* _Problem to work on_:
Make an exact transcription of the material, leaving out all images.

* _Collected material_:
○ ○ ○ ○ ○
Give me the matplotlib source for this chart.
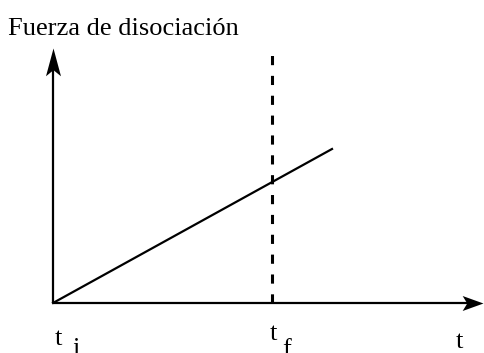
import matplotlib
matplotlib.use("Agg")
import matplotlib.pyplot as plt
from matplotlib.path import Path

# Schematic data (arbitrary units, origin at t_i)
t_line = [0, 279]          # linear growth of dissociation force
force_line = [0, 154]
t_f = 219                  # final time (dashed marker)
dash_top = 255
x_axis_end = 430
y_axis_end = 255

axis_title = "Fuerza de disociación"
x_label = "t"

plt.rcParams["font.family"] = ["Liberation Serif"]

fig = plt.figure(figsize=(4.84, 3.53), dpi=100)
ax = fig.add_axes([0, 0, 1, 1])
ax.set_xlim(-53, 431)
ax.set_ylim(-50, 303)
ax.axis("off")

lw = 1.6

def head_path(angle_deg, half_width):
    import numpy as np
    a = np.deg2rad(angle_deg)
    c, s = np.cos(a), np.sin(a)
    base = [(0, 0), (-1, half_width), (-0.78, 0), (-1, -half_width), (0, 0)]
    v = [(c * x - s * y, s * x + c * y) for x, y in base]
    codes = [Path.MOVETO, Path.LINETO, Path.LINETO, Path.LINETO, Path.CLOSEPOLY]
    return Path(v, codes)

# axes lines
ax.plot([0, x_axis_end - 12], [0, 0], color="black", lw=lw, solid_capstyle="butt")
ax.plot([0, 0], [0, y_axis_end - 15], color="black", lw=lw, solid_capstyle="butt")
# arrowheads (tip at the axis end)
ax.plot([x_axis_end], [0], marker=head_path(0, 0.36), markersize=30,
        color="black", markeredgewidth=0)
ax.plot([0], [y_axis_end], marker=head_path(90, 0.27), markersize=40,
        color="black", markeredgewidth=0)

# linear force
ax.plot(t_line, force_line, color="black", lw=lw)

# dashed line at t_f
ax.plot([t_f, t_f], [0, dash_top], color="black", lw=2.2,
        linestyle=(0, (3, 3.5)))

fs = 19
ax.text(-45, 268, axis_title, fontsize=fs, va="baseline", ha="left")
ax.text(2, -42, "t", fontsize=fs, va="baseline", ha="left")
ax.text(19, -52, "i", fontsize=fs, va="baseline", ha="left")
ax.text(217, -37, "t", fontsize=fs, va="baseline", ha="left")
ax.text(229, -53, "f", fontsize=fs, va="baseline", ha="left")
ax.text(403, -45, x_label, fontsize=fs, va="baseline", ha="left")

fig.savefig("out.png", dpi=100)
○ ○ ○ ○ ○
* _Answer for the task_:
Give me the matplotlib source for this chart.
import matplotlib
matplotlib.use("Agg")
import matplotlib.pyplot as plt
from matplotlib.path import Path

# Schematic data (arbitrary units, origin at t_i)
t_line = [0, 279]          # linear growth of dissociation force
force_line = [0, 154]
t_f = 219                  # final time (dashed marker)
dash_top = 255
x_axis_end = 430
y_axis_end = 255

axis_title = "Fuerza de disociación"
x_label = "t"

plt.rcParams["font.family"] = ["Liberation Serif"]

fig = plt.figure(figsize=(4.84, 3.53), dpi=100)
ax = fig.add_axes([0, 0, 1, 1])
ax.set_xlim(-53, 431)
ax.set_ylim(-50, 303)
ax.axis("off")

lw = 1.6

def head_path(angle_deg, half_width):
    import numpy as np
    a = np.deg2rad(angle_deg)
    c, s = np.cos(a), np.sin(a)
    base = [(0, 0), (-1, half_width), (-0.78, 0), (-1, -half_width), (0, 0)]
    v = [(c * x - s * y, s * x + c * y) for x, y in base]
    codes = [Path.MOVETO, Path.LINETO, Path.LINETO, Path.LINETO, Path.CLOSEPOLY]
    return Path(v, codes)

# axes lines
ax.plot([0, x_axis_end - 12], [0, 0], color="black", lw=lw, solid_capstyle="butt")
ax.plot([0, 0], [0, y_axis_end - 15], color="black", lw=lw, solid_capstyle="butt")
# arrowheads (tip at the axis end)
ax.plot([x_axis_end], [0], marker=head_path(0, 0.36), markersize=30,
        color="black", markeredgewidth=0)
ax.plot([0], [y_axis_end], marker=head_path(90, 0.27), markersize=40,
        color="black", markeredgewidth=0)

# linear force
ax.plot(t_line, force_line, color="black", lw=lw)

# dashed line at t_f
ax.plot([t_f, t_f], [0, dash_top], color="black", lw=2.2,
        linestyle=(0, (3, 3.5)))

fs = 19
ax.text(-45, 268, axis_title, fontsize=fs, va="baseline", ha="left")
ax.text(2, -42, "t", fontsize=fs, va="baseline", ha="left")
ax.text(19, -52, "i", fontsize=fs, va="baseline", ha="left")
ax.text(217, -37, "t", fontsize=fs, va="baseline", ha="left")
ax.text(229, -53, "f", fontsize=fs, va="baseline", ha="left")
ax.text(403, -45, x_label, fontsize=fs, va="baseline", ha="left")

fig.savefig("out.png", dpi=100)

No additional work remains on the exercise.